None of these are guaranteed; each is a conditional scenario tied to incentives (attack economics, regulation, or developer adoption). Monitor vendor firmware-signing practices, community audits, and any changes to standards that affect cross-device compatibility.
FAQ
Do I need the Trezor Suite app to use a Trezor device?
Trezor devices typically require companion software to construct and manage transactions, though third-party wallets can also interface with the device. The official desktop app streamlines firmware updates, device setup, and transaction workflows; you can download it from the archived landing page linked earlier. Using the official suite reduces risk of installing malicious third-party software, but always verify downloads and checksums when possible.
Is a hardware wallet immune to phishing?
No. Hardware wallets mitigate key-extraction and signing attacks, but phishing that tricks a user into confirming a malicious transaction on the device can succeed if the user fails to verify the device-screen summary. The defense is behavioral: always verify amounts and addresses displayed on the device, and treat unexpected prompts with skepticism.
Should I use a passphrase (25th word) with my seed?
A passphrase provides an extra layer of security by creating a hidden wallet derived from the same seed. It increases security against seed exposure but also raises operational complexity and recovery risk (if you forget the passphrase, funds are irrecoverable).
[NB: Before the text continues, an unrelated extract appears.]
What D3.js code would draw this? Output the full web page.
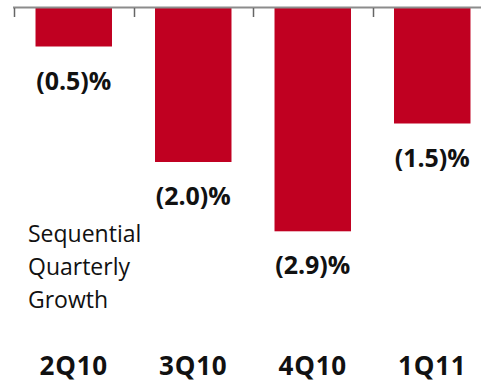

Use it if you understand the trade-off and have a reliable, secure method to remember or store the passphrase.
How should I store my recovery seed physically in the U.S.?
Prefer a non-paper medium (metal plating/engraving) for durability, store copies in geographically separated, secure locations (e.g., bank safe deposit, home safe), and ensure legal access arrangements for heirs or trustees if long-term accessibility is important. Avoid digital copies or photos.